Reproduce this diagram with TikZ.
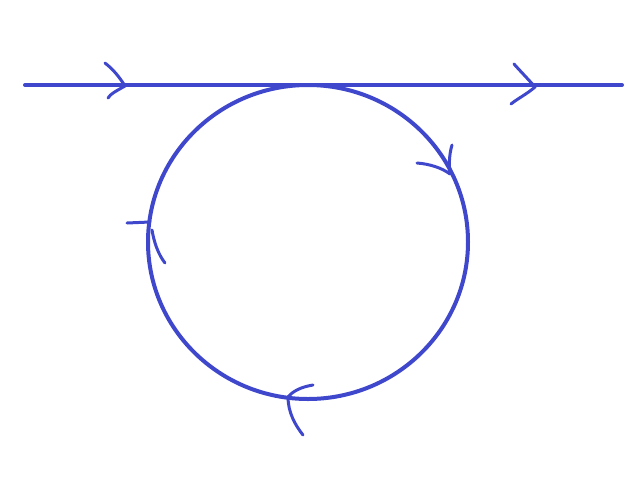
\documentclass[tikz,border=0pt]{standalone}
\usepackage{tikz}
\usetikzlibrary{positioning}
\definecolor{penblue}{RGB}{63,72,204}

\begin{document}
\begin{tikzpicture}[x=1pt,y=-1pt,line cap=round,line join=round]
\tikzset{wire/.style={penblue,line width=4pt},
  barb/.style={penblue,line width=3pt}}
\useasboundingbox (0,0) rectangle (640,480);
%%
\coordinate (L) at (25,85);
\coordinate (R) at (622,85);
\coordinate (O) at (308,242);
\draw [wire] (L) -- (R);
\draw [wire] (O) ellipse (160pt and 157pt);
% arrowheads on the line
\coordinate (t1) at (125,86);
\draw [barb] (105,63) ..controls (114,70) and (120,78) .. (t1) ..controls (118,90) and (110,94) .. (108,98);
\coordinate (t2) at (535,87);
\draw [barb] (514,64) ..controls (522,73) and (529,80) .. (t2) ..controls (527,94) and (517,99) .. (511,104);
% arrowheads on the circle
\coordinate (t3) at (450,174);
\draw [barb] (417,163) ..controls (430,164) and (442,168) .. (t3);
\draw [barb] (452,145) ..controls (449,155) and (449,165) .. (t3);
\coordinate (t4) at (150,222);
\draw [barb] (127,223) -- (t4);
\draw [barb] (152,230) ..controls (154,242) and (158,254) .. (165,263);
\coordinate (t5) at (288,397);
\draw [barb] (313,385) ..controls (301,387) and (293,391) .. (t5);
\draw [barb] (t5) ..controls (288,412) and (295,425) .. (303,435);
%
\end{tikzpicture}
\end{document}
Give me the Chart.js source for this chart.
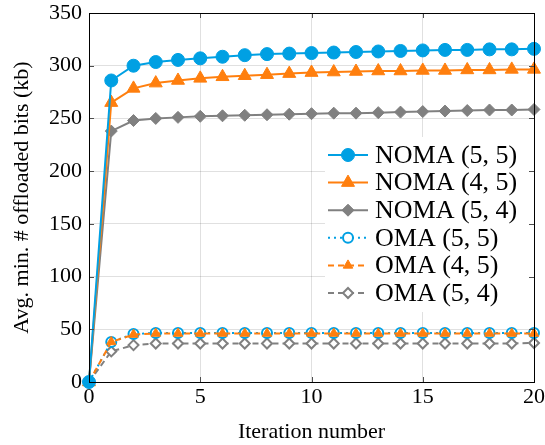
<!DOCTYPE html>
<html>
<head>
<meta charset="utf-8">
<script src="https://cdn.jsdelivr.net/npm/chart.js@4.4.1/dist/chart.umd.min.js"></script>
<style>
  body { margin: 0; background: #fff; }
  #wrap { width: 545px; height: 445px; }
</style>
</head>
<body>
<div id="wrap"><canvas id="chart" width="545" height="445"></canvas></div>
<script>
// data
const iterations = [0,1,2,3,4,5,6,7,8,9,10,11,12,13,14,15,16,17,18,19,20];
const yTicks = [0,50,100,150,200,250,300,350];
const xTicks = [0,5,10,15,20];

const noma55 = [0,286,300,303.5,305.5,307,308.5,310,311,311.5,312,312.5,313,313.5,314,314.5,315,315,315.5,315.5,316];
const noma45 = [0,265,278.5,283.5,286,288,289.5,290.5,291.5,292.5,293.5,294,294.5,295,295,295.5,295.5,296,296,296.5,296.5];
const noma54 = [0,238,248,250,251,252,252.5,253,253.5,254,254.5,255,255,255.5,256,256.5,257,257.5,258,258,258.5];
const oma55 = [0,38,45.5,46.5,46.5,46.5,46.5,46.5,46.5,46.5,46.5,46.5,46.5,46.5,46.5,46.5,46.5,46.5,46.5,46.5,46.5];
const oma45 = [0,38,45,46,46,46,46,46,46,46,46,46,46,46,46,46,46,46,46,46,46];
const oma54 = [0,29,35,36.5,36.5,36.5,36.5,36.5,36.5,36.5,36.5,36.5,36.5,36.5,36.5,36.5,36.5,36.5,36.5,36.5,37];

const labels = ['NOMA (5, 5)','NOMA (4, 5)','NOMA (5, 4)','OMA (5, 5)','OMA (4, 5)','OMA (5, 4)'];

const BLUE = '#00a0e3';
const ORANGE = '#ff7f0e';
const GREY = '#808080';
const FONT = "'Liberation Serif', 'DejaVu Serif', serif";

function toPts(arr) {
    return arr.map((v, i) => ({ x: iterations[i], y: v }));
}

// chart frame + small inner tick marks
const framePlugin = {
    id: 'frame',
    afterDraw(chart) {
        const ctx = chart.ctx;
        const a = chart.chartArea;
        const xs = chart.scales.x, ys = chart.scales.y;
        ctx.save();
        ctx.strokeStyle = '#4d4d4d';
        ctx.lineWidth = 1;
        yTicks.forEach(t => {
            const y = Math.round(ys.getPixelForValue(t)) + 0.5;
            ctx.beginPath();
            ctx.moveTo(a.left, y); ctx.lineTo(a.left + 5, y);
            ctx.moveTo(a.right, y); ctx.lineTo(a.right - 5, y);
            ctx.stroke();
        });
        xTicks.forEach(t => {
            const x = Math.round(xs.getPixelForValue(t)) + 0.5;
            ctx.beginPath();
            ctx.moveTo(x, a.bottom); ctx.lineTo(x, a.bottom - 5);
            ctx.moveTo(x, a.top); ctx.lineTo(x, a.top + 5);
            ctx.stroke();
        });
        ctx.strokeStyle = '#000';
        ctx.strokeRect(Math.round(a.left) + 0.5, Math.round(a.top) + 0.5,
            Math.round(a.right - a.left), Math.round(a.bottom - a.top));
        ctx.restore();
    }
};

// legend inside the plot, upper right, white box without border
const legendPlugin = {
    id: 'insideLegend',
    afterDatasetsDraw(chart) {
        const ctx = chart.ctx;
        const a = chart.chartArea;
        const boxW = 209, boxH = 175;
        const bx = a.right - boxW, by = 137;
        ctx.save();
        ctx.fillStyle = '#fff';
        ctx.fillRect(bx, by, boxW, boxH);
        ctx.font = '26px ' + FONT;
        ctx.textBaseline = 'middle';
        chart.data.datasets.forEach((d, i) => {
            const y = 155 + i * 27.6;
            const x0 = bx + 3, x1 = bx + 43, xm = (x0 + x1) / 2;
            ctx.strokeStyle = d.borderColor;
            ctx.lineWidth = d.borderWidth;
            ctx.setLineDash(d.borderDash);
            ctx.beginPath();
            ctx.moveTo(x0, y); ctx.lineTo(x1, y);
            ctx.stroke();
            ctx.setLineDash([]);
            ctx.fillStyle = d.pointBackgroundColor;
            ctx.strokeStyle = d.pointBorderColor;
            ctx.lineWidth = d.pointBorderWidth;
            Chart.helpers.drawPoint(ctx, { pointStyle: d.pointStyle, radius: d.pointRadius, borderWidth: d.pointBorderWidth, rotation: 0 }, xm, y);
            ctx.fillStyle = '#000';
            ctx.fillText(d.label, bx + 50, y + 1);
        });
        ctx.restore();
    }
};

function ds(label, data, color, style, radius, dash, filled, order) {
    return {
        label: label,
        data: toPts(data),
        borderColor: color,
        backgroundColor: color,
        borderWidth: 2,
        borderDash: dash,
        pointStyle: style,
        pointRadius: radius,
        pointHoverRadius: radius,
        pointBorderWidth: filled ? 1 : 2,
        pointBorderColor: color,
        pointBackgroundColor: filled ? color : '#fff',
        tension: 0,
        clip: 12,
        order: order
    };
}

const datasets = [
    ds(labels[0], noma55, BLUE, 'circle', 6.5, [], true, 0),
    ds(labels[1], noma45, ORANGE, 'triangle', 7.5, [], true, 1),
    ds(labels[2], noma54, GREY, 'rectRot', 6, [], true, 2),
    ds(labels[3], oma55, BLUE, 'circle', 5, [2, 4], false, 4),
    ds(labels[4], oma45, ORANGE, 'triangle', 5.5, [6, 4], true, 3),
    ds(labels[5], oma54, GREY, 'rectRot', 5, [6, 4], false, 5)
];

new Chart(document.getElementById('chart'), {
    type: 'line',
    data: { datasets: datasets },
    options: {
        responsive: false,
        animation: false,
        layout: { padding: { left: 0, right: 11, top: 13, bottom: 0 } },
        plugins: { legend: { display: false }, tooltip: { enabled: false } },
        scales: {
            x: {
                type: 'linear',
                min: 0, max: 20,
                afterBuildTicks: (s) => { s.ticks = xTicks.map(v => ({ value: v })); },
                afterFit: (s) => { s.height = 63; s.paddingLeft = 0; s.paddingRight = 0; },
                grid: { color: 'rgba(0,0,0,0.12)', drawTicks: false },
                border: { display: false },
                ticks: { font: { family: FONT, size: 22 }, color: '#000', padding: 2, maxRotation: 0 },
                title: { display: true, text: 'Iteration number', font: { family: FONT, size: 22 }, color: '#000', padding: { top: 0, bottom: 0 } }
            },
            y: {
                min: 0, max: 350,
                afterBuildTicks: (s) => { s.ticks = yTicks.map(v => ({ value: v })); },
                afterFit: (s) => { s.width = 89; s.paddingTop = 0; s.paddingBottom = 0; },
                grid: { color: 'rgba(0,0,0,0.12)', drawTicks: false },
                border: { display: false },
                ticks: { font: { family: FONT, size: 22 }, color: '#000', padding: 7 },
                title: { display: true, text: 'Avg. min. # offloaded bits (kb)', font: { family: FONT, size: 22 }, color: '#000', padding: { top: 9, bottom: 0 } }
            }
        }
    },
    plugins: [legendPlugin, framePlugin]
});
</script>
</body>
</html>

Exercise
Leave out the pictures and transcribe exactly the lines from the one containing "Give me the Chart.js source for this chart." through the one containing "const xTicks = [0,5,10,15,20];".

Written solution
Give me the Chart.js source for this chart.
<!DOCTYPE html>
<html>
<head>
<meta charset="utf-8">
<script src="https://cdn.jsdelivr.net/npm/chart.js@4.4.1/dist/chart.umd.min.js"></script>
<style>
  body { margin: 0; background: #fff; }
  #wrap { width: 545px; height: 445px; }
</style>
</head>
<body>
<div id="wrap"><canvas id="chart" width="545" height="445"></canvas></div>
<script>
// data
const iterations = [0,1,2,3,4,5,6,7,8,9,10,11,12,13,14,15,16,17,18,19,20];
const yTicks = [0,50,100,150,200,250,300,350];
const xTicks = [0,5,10,15,20];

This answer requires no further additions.